JBL LE8 is an example) always exhibit low efficiency--a direct manifestation 

of physical laws.

     You may wonder why it's necessary to provide a bridged 600-watt amplifier 

for a driver that will be operated nominally at a watt.  A 20 decibel musical 

transient peak requires 100 times the power required by the average signal and 

a 30 decibel peak requires 1000 times the power required by the average 

signal.  The 600-watt power output capability of the amplifier driving the 

midbass units represents just a bit less than 28 decibels above 1 watt of 

power reserve for the tracking of transients.  If you are an electrostatic or 

bi-polar speaker fan, you will loathe the sound of this system until you get 

used to it, after that you will loathe the electrostatic and bi-polar types.  

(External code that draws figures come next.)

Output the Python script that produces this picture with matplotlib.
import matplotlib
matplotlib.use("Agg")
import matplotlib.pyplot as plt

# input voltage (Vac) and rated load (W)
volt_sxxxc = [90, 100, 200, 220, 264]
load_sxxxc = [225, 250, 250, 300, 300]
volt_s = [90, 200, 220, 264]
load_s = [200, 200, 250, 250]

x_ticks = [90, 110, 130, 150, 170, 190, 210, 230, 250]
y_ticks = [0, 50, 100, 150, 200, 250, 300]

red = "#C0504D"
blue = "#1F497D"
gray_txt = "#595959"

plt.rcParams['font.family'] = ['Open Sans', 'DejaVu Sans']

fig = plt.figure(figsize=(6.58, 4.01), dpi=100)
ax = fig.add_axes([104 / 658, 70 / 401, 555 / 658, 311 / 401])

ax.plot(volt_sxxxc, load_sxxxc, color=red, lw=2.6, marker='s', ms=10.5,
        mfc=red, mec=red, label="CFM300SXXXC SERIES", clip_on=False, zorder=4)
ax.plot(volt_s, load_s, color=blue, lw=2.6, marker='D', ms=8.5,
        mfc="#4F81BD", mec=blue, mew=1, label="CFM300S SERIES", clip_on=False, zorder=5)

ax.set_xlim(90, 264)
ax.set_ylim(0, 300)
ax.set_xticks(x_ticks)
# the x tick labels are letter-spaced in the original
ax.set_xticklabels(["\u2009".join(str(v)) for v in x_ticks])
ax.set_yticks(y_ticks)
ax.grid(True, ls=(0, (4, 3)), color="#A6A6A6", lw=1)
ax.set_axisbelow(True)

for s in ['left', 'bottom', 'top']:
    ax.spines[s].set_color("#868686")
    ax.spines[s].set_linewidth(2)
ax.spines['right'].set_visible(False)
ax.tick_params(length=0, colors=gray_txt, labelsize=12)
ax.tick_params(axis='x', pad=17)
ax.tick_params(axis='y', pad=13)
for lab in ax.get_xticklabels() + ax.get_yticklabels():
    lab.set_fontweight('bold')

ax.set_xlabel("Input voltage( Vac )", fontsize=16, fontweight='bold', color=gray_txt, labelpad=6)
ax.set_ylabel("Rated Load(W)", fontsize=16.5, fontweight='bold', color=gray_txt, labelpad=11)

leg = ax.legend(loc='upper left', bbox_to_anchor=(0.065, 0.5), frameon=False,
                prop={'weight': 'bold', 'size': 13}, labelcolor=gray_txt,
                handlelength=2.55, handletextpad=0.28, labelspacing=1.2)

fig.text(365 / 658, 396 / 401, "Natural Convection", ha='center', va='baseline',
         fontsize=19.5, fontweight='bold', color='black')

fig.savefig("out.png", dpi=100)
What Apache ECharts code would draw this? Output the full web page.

An analogy of the perceived effect is that this type of system (high-

efficiency type) is like removing an electronic compressor from an otherwise 

good speaker system.

     There is bound to be "time-smearing" or "image smearing" from any sound 

source that is not a simple point in space, but by aligning the system 

elements in a straight vertical line (except the subwoofer drivers), 

horizontal time and image smearing is eliminated.  Humans don't perceive 

vertical time and image smearing unless they jump up and down in front of the 

speaker system--a practice I don't recommend for critical listening (divides 

your attention).  Since JBL's individual component loudspeakers are matched 

very closely as a matter of manufacturing practice, the stereo imaging of the 

system should be spectacular.


DISCLAIMER:

     A serious word of warning:  the system described here is easily capable 

of producing sound pressure levels far in excess of that which will cause 

irreversible hearing loss--don't take this lightly.  You might suffer not only 

permanent hearing loss, but also constant ringing in the ears that can cause 

insomnia and lead to nervous disorders or emotional problems.  JBL and this 

writer make no claims and take no responsibility for the design, operation or 

consequences of using the system described here.